DIRECTIVE
Do not copy the pictures; transcribe all other material exactly.

MATERIAL PROVIDED
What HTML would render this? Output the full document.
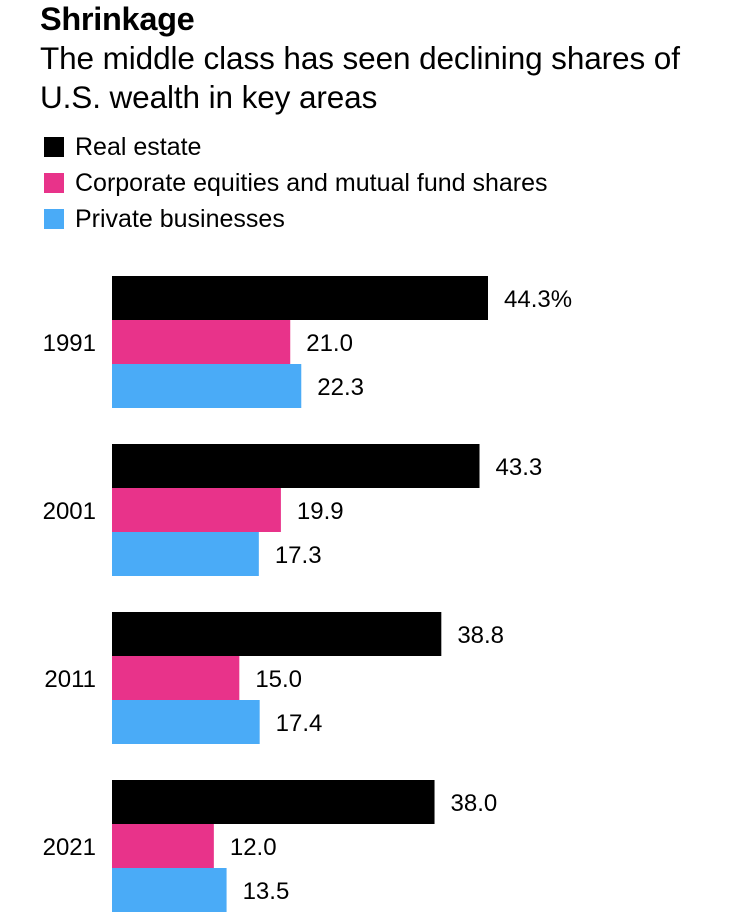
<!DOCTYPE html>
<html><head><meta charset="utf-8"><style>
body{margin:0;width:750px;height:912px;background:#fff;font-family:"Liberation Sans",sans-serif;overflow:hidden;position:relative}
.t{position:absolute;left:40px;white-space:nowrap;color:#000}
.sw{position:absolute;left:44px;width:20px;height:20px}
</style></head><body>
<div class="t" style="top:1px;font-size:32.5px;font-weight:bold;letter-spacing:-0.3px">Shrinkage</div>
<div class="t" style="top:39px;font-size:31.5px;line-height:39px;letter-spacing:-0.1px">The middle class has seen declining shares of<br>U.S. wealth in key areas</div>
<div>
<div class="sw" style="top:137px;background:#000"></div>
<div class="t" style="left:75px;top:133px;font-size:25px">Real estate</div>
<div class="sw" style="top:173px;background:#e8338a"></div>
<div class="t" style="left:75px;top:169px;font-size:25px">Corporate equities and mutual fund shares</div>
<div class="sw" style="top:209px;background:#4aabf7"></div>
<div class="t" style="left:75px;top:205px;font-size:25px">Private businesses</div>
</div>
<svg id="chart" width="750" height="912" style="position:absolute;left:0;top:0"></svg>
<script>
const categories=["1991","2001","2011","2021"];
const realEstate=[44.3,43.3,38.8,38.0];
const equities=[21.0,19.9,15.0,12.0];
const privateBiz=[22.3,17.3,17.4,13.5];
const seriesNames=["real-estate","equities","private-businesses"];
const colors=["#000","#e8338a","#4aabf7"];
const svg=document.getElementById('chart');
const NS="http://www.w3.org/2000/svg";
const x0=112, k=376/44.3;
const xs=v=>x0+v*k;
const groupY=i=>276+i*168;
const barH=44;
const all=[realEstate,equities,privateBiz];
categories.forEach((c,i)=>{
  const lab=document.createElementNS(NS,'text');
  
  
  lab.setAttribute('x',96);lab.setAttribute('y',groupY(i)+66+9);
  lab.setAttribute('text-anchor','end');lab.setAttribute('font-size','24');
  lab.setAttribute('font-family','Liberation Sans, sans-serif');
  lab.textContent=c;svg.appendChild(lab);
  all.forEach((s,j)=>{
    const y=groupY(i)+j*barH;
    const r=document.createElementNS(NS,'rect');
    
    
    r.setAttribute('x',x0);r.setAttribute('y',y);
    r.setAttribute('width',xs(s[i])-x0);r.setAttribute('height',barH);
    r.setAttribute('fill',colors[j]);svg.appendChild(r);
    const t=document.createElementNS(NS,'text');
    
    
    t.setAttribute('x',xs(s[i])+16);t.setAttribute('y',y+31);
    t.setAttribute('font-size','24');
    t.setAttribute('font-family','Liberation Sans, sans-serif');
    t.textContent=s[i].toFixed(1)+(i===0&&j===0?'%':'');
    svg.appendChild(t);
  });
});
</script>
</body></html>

RESULT OF THE TASK
What HTML would render this? Output the full document.
<!DOCTYPE html>
<html><head><meta charset="utf-8"><style>
body{margin:0;width:750px;height:912px;background:#fff;font-family:"Liberation Sans",sans-serif;overflow:hidden;position:relative}
.t{position:absolute;left:40px;white-space:nowrap;color:#000}
.sw{position:absolute;left:44px;width:20px;height:20px}
</style></head><body>
<div class="t" style="top:1px;font-size:32.5px;font-weight:bold;letter-spacing:-0.3px">Shrinkage</div>
<div class="t" style="top:39px;font-size:31.5px;line-height:39px;letter-spacing:-0.1px">The middle class has seen declining shares of<br>U.S. wealth in key areas</div>
<div>
<div class="sw" style="top:137px;background:#000"></div>
<div class="t" style="left:75px;top:133px;font-size:25px">Real estate</div>
<div class="sw" style="top:173px;background:#e8338a"></div>
<div class="t" style="left:75px;top:169px;font-size:25px">Corporate equities and mutual fund shares</div>
<div class="sw" style="top:209px;background:#4aabf7"></div>
<div class="t" style="left:75px;top:205px;font-size:25px">Private businesses</div>
</div>
<svg id="chart" width="750" height="912" style="position:absolute;left:0;top:0"></svg>
<script>
const categories=["1991","2001","2011","2021"];
const realEstate=[44.3,43.3,38.8,38.0];
const equities=[21.0,19.9,15.0,12.0];
const privateBiz=[22.3,17.3,17.4,13.5];
const seriesNames=["real-estate","equities","private-businesses"];
const colors=["#000","#e8338a","#4aabf7"];
const svg=document.getElementById('chart');
const NS="http://www.w3.org/2000/svg";
const x0=112, k=376/44.3;
const xs=v=>x0+v*k;
const groupY=i=>276+i*168;
const barH=44;
const all=[realEstate,equities,privateBiz];
categories.forEach((c,i)=>{
  const lab=document.createElementNS(NS,'text');
  
  
  lab.setAttribute('x',96);lab.setAttribute('y',groupY(i)+66+9);
  lab.setAttribute('text-anchor','end');lab.setAttribute('font-size','24');
  lab.setAttribute('font-family','Liberation Sans, sans-serif');
  lab.textContent=c;svg.appendChild(lab);
  all.forEach((s,j)=>{
    const y=groupY(i)+j*barH;
    const r=document.createElementNS(NS,'rect');
    
    
    r.setAttribute('x',x0);r.setAttribute('y',y);
    r.setAttribute('width',xs(s[i])-x0);r.setAttribute('height',barH);
    r.setAttribute('fill',colors[j]);svg.appendChild(r);
    const t=document.createElementNS(NS,'text');
    
    
    t.setAttribute('x',xs(s[i])+16);t.setAttribute('y',y+31);
    t.setAttribute('font-size','24');
    t.setAttribute('font-family','Liberation Sans, sans-serif');
    t.textContent=s[i].toFixed(1)+(i===0&&j===0?'%':'');
    svg.appendChild(t);
  });
});
</script>
</body></html>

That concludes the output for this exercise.